How to Make Your Own Soap?
Making your own soap at home is easy, frugal, creative, and fulfilling. The process can be as easy or as complicated as you’d like, and is the only guaranteed way you can control what ingredients go into your soap, onto your skin, and into your body. Whether you’re looking for a more natural alternative to chemical-heavy commercial soap or are just a crafty person interested in a new creative adventure, making soap is a fun alternative to bar soap or liquid body wash.
The best thing about making your own soap is that you can not only control the scent, but the severity of scent as well. Whether you prefer a slight hint of rose or a strong serving of lavender in your soap, you can easily create it in your homemade soap with a bit of trial-and-error experimentation. As far as ingredients go, most can be found in your kitchen pantry:
- 24 ounces of coconut oil
- 38 ounces of vegetable shortening
- 24 ounces of olive oil
- 12 ounce sodium hydroxide, or lye
- 32 ounces spring or distilled water
- 4 ounces of your favorite essential oil, such as peppermint, lemon, rose, or lavender
- Wooden or heat-resistant spoon
- Two-cup measuring cup
- Stainless steel pot or glass bowl
- Kitchen scale
- Soap mold, shoebox, or wooden box
Although the recipe calls for 4 ounces of essential oil, you can increase or decrease the amount depending on your preferences. It’s recommended that first-time soap makers follow the above recipe one time before experimenting with the severity of scents.
Note: if you’ve never used lye before, read the safety warnings that are on the back of the box. Remember to wear safety goggles at all time when handling lye and raw soap, and never let lye touch your bare skin.
Mix the Ingredients
Measure 12 ounces of lye, and pour the lye into a two-cup measuring cup. Measure 32 ounces of cold water, and pour the water into a large, non-aluminum container, such as a stainless steel pot or glass bowl.

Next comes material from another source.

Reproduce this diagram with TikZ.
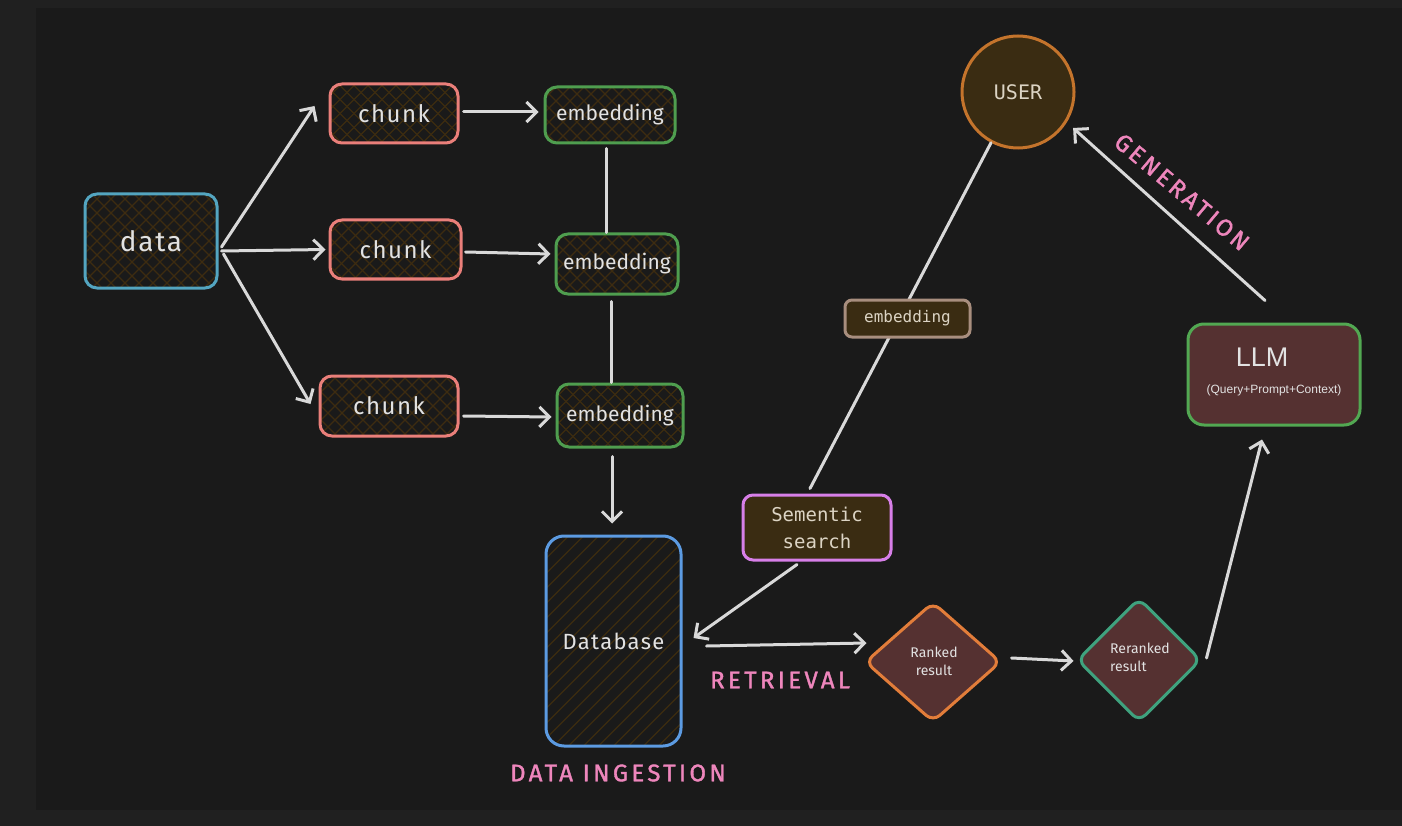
\documentclass[tikz,border=0pt]{standalone}
\usepackage{fontspec}
\setmainfont{Fira Sans}
\newfontfamily\monofont{DejaVu Sans Mono}
\newfontfamily\arialfont{Liberation Sans}
\newfontfamily\wideface[LetterSpace=6]{Fira Sans}
\newfontfamily\stageface[LetterSpace=14,FakeBold=1.5]{Fira Sans}
\usetikzlibrary{arrows.meta,shapes.geometric}

\definecolor{outerbg}{HTML}{202020}
\definecolor{innerbg}{HTML}{1A1A1A}
\definecolor{linec}{HTML}{D9D9D9}
\definecolor{hatchc}{HTML}{3D2C10}
\definecolor{txtc}{HTML}{E2E2E2}
\definecolor{monotxt}{HTML}{DCD4C4}
\definecolor{pinkc}{HTML}{EE86BC}
\definecolor{darkbrown}{HTML}{3A2C12}
\definecolor{maroon}{HTML}{553131}
\definecolor{datab}{HTML}{53A5C0}
\definecolor{chunkb}{HTML}{EA7F7A}
\definecolor{embb}{HTML}{4F9E4F}
\definecolor{dbb}{HTML}{5C9BE2}
\definecolor{semb}{HTML}{D77FE8}
\definecolor{elb}{HTML}{A88E7E}
\definecolor{userb}{HTML}{C4742C}
\definecolor{rankb}{HTML}{E27D3A}
\definecolor{rerankb}{HTML}{3FA27E}
\definecolor{llmb}{HTML}{52A852}

\tikzset{
  crosshatch/.style={path picture={
    \foreach \i in {-320,-306,...,320} {
      \draw[hatchc, line width=1.3pt]
        ([shift={(\i,0)}]path picture bounding box.center) ++(-160,-160) -- ++(320,320);
      \draw[hatchc, line width=1.3pt]
        ([shift={(\i,0)}]path picture bounding box.center) ++(-160,160) -- ++(320,-320);
    }}},
  slanthatch/.style={path picture={
    \foreach \i in {-360,-345,...,360} {
      \draw[hatchc, line width=1.3pt]
        ([shift={(\i,0)}]path picture bounding box.center) ++(-200,200) -- ++(400,-400);
    }}},
  hbox/.style={draw, line width=3pt, rounded corners=12pt, fill=innerbg,
    text=txtc, inner sep=0pt, crosshatch},
  chunkbox/.style={hbox, draw=chunkb, font=\wideface\fontsize{24}{26}\selectfont},
  embbox/.style={hbox, draw=embb, font=\fontsize{21}{23}\selectfont},
  monobox/.style={draw, line width=3pt, rounded corners=10pt, fill=darkbrown,
    text=monotxt, inner sep=0pt, font=\monofont},
  dia/.style={diamond, draw, line width=3pt, rounded corners=9pt, fill=maroon,
    text=txtc, inner sep=0pt, align=center, font=\fontsize{14}{16}\selectfont},
  arr/.style={draw=linec, line width=3pt, line cap=round,
    -{Straight Barb[length=10pt,width=20pt,line width=3pt]}},
  plain/.style={draw=linec, line width=3pt, line cap=round},
  stagelabel/.style={text=pinkc, font=\stageface\fontsize{24}{26}\selectfont, inner sep=0pt}
}

\begin{document}
\begin{tikzpicture}[x=1pt,y=-1pt]
  % canvas
  \fill[outerbg] (0,0) rectangle (1402,826);
  \fill[innerbg] (36,8) rectangle (1402,810);
  \useasboundingbox (0,0) rectangle (1402,826);

  % ingestion nodes
  \node[hbox, draw=datab, minimum width=132pt, minimum height=94pt,
        font=\wideface\fontsize{28}{30}\selectfont] (data) at (151,241) {data};
  \node[chunkbox, minimum width=128pt, minimum height=59pt] (chunk1) at (394,113.5) {chunk};
  \node[chunkbox, minimum width=131pt, minimum height=59pt] (chunk2) at (395.5,249.5) {chunk};
  \node[chunkbox, minimum width=138pt, minimum height=60pt] (chunk3) at (389,406) {chunk};
  \node[embbox, minimum width=130pt, minimum height=56pt] (emb1) at (610,115) {embedding};
  \node[embbox, minimum width=122pt, minimum height=60pt] (emb2) at (617,264) {embedding};
  \node[embbox, minimum width=126pt, minimum height=63pt] (emb3) at (620,415.5) {embedding};
  \node[draw=dbb, line width=3pt, rounded corners=18pt, fill=innerbg, slanthatch,
        text=txtc, inner sep=0pt, minimum width=135pt, minimum height=210pt,
        font=\wideface\fontsize{22}{24}\selectfont] (db) at (613.5,641) {Database};

  % retrieval and generation nodes
  \node[monobox, draw=semb, minimum width=148pt, minimum height=65pt, align=center,
        font=\monofont\fontsize{19}{27}\selectfont] (sem) at (817,527.5) {Sementic\\ search};
  \node[circle, draw=userb, line width=3pt, fill=darkbrown, minimum size=112pt,
        inner sep=0pt, text=monotxt, font=\monofont\fontsize{20}{22}\selectfont]
        (user) at (1018,92) {USER};
  \node[draw=llmb, line width=3pt, rounded corners=16pt, fill=maroon, text=txtc,
        minimum width=172pt, minimum height=101pt, inner sep=0pt] (llm) at (1274,374.5) {};
  \node[text=txtc, font=\arialfont\fontsize{27}{29}\selectfont, inner sep=0pt]
        (llmt) at (1262,357) {LLM};
  \node[text=txtc, font=\arialfont\fontsize{12}{14}\selectfont, inner sep=0pt]
        (llms) at (1274,390) {(Query+Prompt+Context)};
  \node[dia, draw=rankb, minimum width=136pt, minimum height=120pt] (ranked) at (933,662) {};
  \node[text=txtc, align=center, font=\fontsize{14}{18}\selectfont, inner sep=0pt]
        (rankedt) at (934,661) {Ranked\\ result};
  \node[dia, draw=rerankb, minimum width=124pt, minimum height=124pt] (reranked) at (1139,660) {};
  \node[text=txtc, align=left, font=\fontsize{14}{18}\selectfont, inner sep=0pt]
        (rerankedt) at (1140,657) {Reranked\\result};

  % ingestion connectors
  \draw[arr] ([shift={(3,6)}]data.east) -- ([shift={(-14,-7.5)}]chunk1.west);
  \draw[arr] ([shift={(3,10)}]data.east) -- ([shift={(-3,0)}]chunk2.west);
  \draw[arr] ([shift={(5,13)}]data.east) -- ([shift={(-8,-2)}]chunk3.west);
  \draw[arr] ([shift={(4,-1.5)}]chunk1.east) -- ([shift={(-5,-3)}]emb1.west);
  \draw[arr] ([shift={(3,2.5)}]chunk2.east) -- ([shift={(-4,-10)}]emb2.west);
  \draw[arr] ([shift={(4,10)}]chunk3.east) -- ([shift={(-4,1.5)}]emb3.west);
  \draw[plain] ([shift={(-4,4)}]emb1.south) -- ([shift={(-11,0)}]emb2.north);
  \draw[plain] ([shift={(-6,6)}]emb2.south) -- ([shift={(-9,0)}]emb3.north);
  \draw[arr] ([shift={(-8,8)}]emb3.south) -- ([shift={(-1.5,-11)}]db.north);

  % retrieval connectors
  \draw[arr] ([shift={(-20,3)}]sem.south) -- ([shift={(11,-3)}]db.east);
  \draw[arr] ([shift={(24,5)}]db.east) -- ([shift={(3,-19)}]ranked.west);
  \draw[arr] ([shift={(9,-4)}]ranked.east) -- ([shift={(-2,1)}]reranked.west);
  \draw[arr] ([shift={(4,-2)}]reranked.east) -- ([shift={(-12,13)}]llm.south);
  \draw[arr] ([shift={(-9,-22)}]llm.north) -- ([shift={(8,3)}]user.-35);

  % query path through the embedding step
  \draw[plain] (user.-118) -- ([shift={(-7,-5)}]sem.north);
  \node[monobox, draw=elb, rounded corners=7pt, minimum width=125pt, minimum height=37pt,
        font=\monofont\fontsize{16}{18}\selectfont] (embl) at (907.5,318.5) {embedding};

  % stage labels
  \node[stagelabel] (retrieval) at (780,680) {RETRIEVAL};
  \node[stagelabel] (ingestion) at (618,773) {DATA INGESTION};
  \node[stagelabel, rotate=-40] (generation) at (1182,192) {GENERATION};
\end{tikzpicture}
\end{document}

Add the lye to the water, stirring gently with a spoon until the lye is completely dissolved. Be sure to open the windows or turn on your stove’s exhaust fan, as the fumes can be overwhelming. Set the mixture aside, allowing it to cool.

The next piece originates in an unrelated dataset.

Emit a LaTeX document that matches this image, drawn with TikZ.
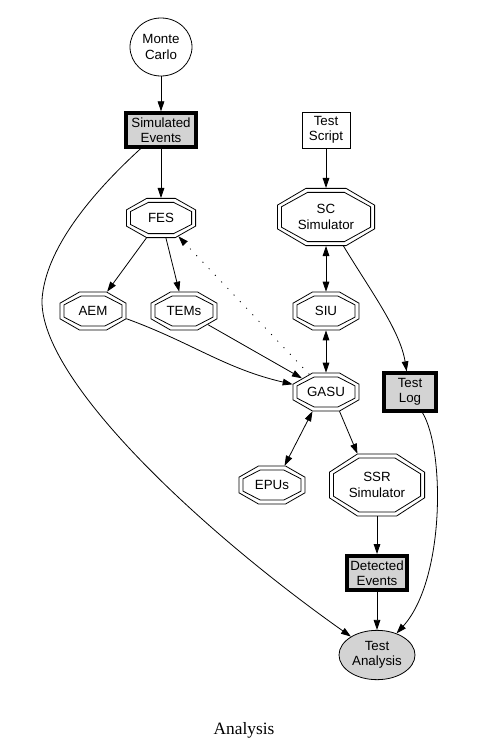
\documentclass[tikz,border=0pt]{standalone}
\usepackage{fontspec}
\setmainfont{Liberation Serif}
\newfontfamily\dotfont{Liberation Sans}
\usetikzlibrary{shapes.geometric, arrows.meta, calc}
\definecolor{boxgray}{HTML}{D3D3D3}

\begin{document}
\begin{tikzpicture}[x=0.75pt, y=-0.75pt,
    every node/.style={font=\dotfont\fontsize{10}{11.5}\selectfont, align=center, inner sep=0pt},
    >={Triangle[length=7.5pt, width=5pt]},
    edge/.style={line width=0.6pt, ->},
    oval/.style={ellipse, draw, line width=0.6pt},
    datum/.style={rectangle, draw, line width=3pt, fill=boxgray},
    script/.style={rectangle, draw, line width=0.6pt},
    unit/.style 2 args={rectangle, minimum width=#1, minimum height=#2, outer sep=0pt},
    octline/.style={line width=0.6pt}]

  \useasboundingbox (0,0) rectangle (484,752);

  % simulation side
  \node[oval, minimum width=46.5pt, minimum height=43.5pt] (mc) at (161,47) {Monte\\Carlo};
  \node[datum, minimum width=52pt, minimum height=25pt] (simev) at (161,130) {Simulated\\Events};
  \node[unit={52.5pt}{30pt}] (fes) at (161,218) {FES};
  \node[unit={50pt}{29pt}] (aem) at (93,311) {AEM};
  \node[unit={50pt}{29pt}] (tems) at (184,311) {TEMs};

  % test stand side
  \node[script, minimum width=36pt, minimum height=27pt] (script) at (326,130) {Test\\Script};
  \node[unit={73.5pt}{43.5pt}] (scsim) at (326,217) {SC\\Simulator};
  \node[unit={50pt}{29pt}] (siu) at (326,311) {SIU};
  \node[unit={50pt}{29pt}] (gasu) at (326,392) {GASU};
  \node[datum, minimum width=39pt, minimum height=28pt] (log) at (410,392) {Test\\Log};
  \node[unit={50pt}{29pt}] (epus) at (272,485) {EPUs};
  \node[unit={72pt}{47pt}] (ssr) at (377,485) {SSR\\Simulator};
  \node[datum, minimum width=45pt, minimum height=25.5pt] (detev) at (377,573) {Detected\\Events};
  \node[oval, fill=boxgray, minimum width=57pt, minimum height=37pt] (ana) at (377,655) {Test\\Analysis};

  \node[font=\fontsize{13}{15}\selectfont] (caption) at (244,730) {Analysis};

  % double octagons round the units
  \foreach \u in {fes,aem,tems,scsim,siu,gasu,epus,ssr}
    \foreach \d in {0.3pt,3.3pt}
      \draw[octline] let \p1=(\u.north east), \p2=(\u.center),
          \n1={\x1-\x2-\d}, \n2={\y1-\y2-\d} in
        ({\x2-0.414*\n1*1pt},{\y2+\n2*1pt}) -- ({\x2+0.414*\n1*1pt},{\y2+\n2*1pt})
        -- ({\x2+\n1*1pt},{\y2+0.414*\n2*1pt}) -- ({\x2+\n1*1pt},{\y2-0.414*\n2*1pt})
        -- ({\x2+0.414*\n1*1pt},{\y2-\n2*1pt}) -- ({\x2-0.414*\n1*1pt},{\y2-\n2*1pt})
        -- ({\x2-\n1*1pt},{\y2-0.414*\n2*1pt}) -- ({\x2-\n1*1pt},{\y2+0.414*\n2*1pt}) -- cycle;

  % connectors
  \draw[edge] (mc) -- (simev);
  \draw[edge] (simev) -- (fes);
  \draw[edge] (fes) -- (aem);
  \draw[edge] (fes) -- (tems);
  \draw[edge] (aem.-13) to[out=-20, in=167] (gasu);
  \draw[edge, shorten <=-8pt, shorten >=-8pt] (tems) -- (gasu);
  \draw[edge, dash pattern=on 0.8pt off 6pt, shorten <=-1.8pt, shorten >=-1.7pt] (gasu) -- (fes);
  \draw[edge] (script) -- (scsim);
  \draw[edge, <->] (scsim) -- (siu);
  \draw[edge, <->] (siu) -- (gasu);
  \draw[edge] (scsim) .. controls (370,290) and (400,330) .. (log);
  \draw[edge, <->] (gasu.-125) -- (epus.57);
  \draw[edge] (gasu.-55) -- (ssr.122);
  \draw[edge] (ssr) -- (detev);
  \draw[edge] (detev) -- (ana);
  \draw[edge] (log) .. controls (445,450) and (445,580) .. (ana);
  \draw[edge] (simev) .. controls (90,195) and (45,250) .. (42,300)
    .. controls (40,380) and (200,530) .. (ana);

\end{tikzpicture}
\end{document}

While the lye and water mixture is cooling off, measure the oils: use a scale to weigh out 24 ounces of coconut oil, 38 ounces of vegetable shortening, and 24 ounces of olive oil. Combine the oils into a large stainless steel pot on the stove on low-medium heat. Once the oils are combined and dissolved, remove the pot from the heat.

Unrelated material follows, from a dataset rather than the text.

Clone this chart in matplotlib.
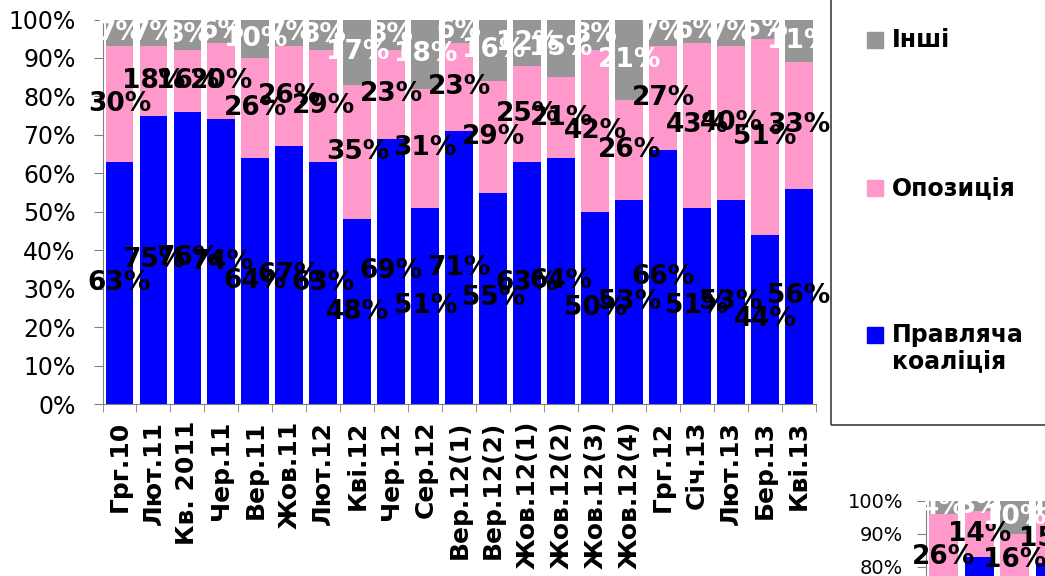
import numpy as np
import matplotlib
matplotlib.use("Agg")
from matplotlib import pyplot as plt
from matplotlib.patches import Rectangle

plt.rcParams['font.family'] = ['DejaVu Sans']

# main chart data (percent)
categories = ["Грг.10", "Лют.11", "Кв. 2011", "Чер.11", "Вер.11", "Жов.11", "Лют.12",
              "Кві.12", "Чер.12", "Сер.12", "Вер.12(1)", "Вер.12(2)", "Жов.12(1)",
              "Жов.12(2)", "Жов.12(3)", "Жов.12(4)", "Грг.12", "Січ.13", "Лют.13",
              "Бер.13", "Кві.13"]
coalition = [63, 75, 76, 74, 64, 67, 63, 48, 69, 51, 71, 55, 63, 64, 50, 53, 66, 51, 53, 44, 56]
opposition = [30, 18, 16, 20, 26, 26, 29, 35, 23, 31, 23, 29, 25, 21, 42, 26, 27, 43, 40, 51, 33]
others = [7, 7, 8, 6, 10, 7, 8, 17, 8, 18, 6, 16, 12, 15, 8, 21, 7, 6, 7, 5, 11]

series_names = ["Правляча\nкоаліція", "Опозиція", "Інші"]
colors = ["#0000FF", "#FF99CC", "#969696"]
label_colors = ["black", "black", "white"]

# second (cut-off) chart in the corner
coalition2 = [70, 83, 74, 81]
opposition2 = [26, 14, 16, 15]
others2 = [4, 3, 10, 4]

W, H = 1045, 576
fig = plt.figure(figsize=(W / 100, H / 100), dpi=100)


def stacked(ax, series, fs):
    x = np.arange(len(series[0]))
    bottom = np.zeros(len(x))
    for vals, c, lc in zip(series, colors, label_colors):
        vals = np.array(vals, dtype=float)
        ax.bar(x, vals, 0.82, bottom=bottom, color=c, zorder=2)
        for xi, b, v in zip(x, bottom, vals):
            ax.text(xi, b + v / 2, "%d%%" % v, ha='center', va='center',
                    fontsize=fs, fontweight='bold', color=lc, zorder=5, clip_on=False)
        bottom += vals
    return x


def style(ax, tick_fs, pad):
    for s in ['top', 'right']:
        ax.spines[s].set_visible(False)
    for s in ['left', 'bottom']:
        ax.spines[s].set_color('#808080')
    ax.set_ylim(0, 100)
    ax.set_yticks(np.arange(0, 101, 10))
    ax.set_yticklabels(["%d%%" % v for v in range(0, 101, 10)], fontsize=tick_fs)
    ax.tick_params(axis='y', direction='out', length=6.5, color='#808080', pad=pad)


# main axes
ax = fig.add_axes([102.5 / W, 1 - 404 / H, (816 - 102.5) / W, (404 - 19.5) / H])
x = stacked(ax, [coalition, opposition, others], 19)
style(ax, 17, 13)
ax.set_xlim(-0.5, len(categories) - 0.5)
ax.set_xticks(x)
ax.set_xticklabels(categories, rotation=90, fontsize=18, fontweight='bold')
ax.set_xticks(np.arange(-0.5, len(categories), 1), minor=True)
ax.tick_params(axis='x', which='major', length=0, pad=12)
ax.tick_params(axis='x', which='minor', length=6, color='#808080')

# legend box
fig.patches.append(Rectangle((831 / W, 1 - 425 / H), 0.3, 0.9,
                             transform=fig.transFigure, fill=False,
                             edgecolor='#404040', lw=1.2))
legend_y = [327, 180, 32]
for name, c, yy in zip(series_names, colors, legend_y):
    fig.patches.append(Rectangle((867 / W, 1 - (yy + 16) / H), 16 / W, 16 / H,
                                 transform=fig.transFigure, color=c))
    fig.text(892 / W, 1 - (yy - 4) / H, name, ha='left', va='top', fontsize=17,
             fontweight='bold', linespacing=1.1)

# partial second chart
ax2 = fig.add_axes([926 / W, 1 - 830.7 / H, 213 / W, 330 / H])
stacked(ax2, [coalition2, opposition2, others2], 19)
style(ax2, 14, 10)
ax2.set_xlim(-0.5, 5.5)
ax2.set_xticks([])

fig.savefig("out.png", dpi=100)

Once the lye reaches 95-98 degrees Fahrenheit and the oils are the same or a lower temperature, add the lye in a slow, steady stream into the oils. Mix for about 15 minutes, or until your spoon leaves a visible trace behind it. Add 4 ounces of essential oil, mix, and pour the soap into your mold.
Pour & Cure the Soap
If you don’t own a soap mold, you can use a soapbox – just make sure it’s lined with parchment paper. Leave the soap covered, undisturbed, and out of air drafts for 24 hours. After 24 hours, uncover the soap and let it sit for another 12 hours. If you measured and mixed accurately, the soap may have a light layer of white ash-like substance on top. This is harmless and can be scraped away. If the soap has a deep oily film on top or has white or clear pockets in it, it cannot be used and should be discarded.
Once the soap-making process is complete, remove the soap from its casing and cut the soap into bars. Set the soap on top of parchment paper on a flat surface for two weeks to allow the soap to fully dry. Turn the soap over after two weeks to let it dry on the other side. Once the soap has been ‘cured’ for one month, use it in your home the way you would any store-bought soap or wrap it as a homemade present for your friends.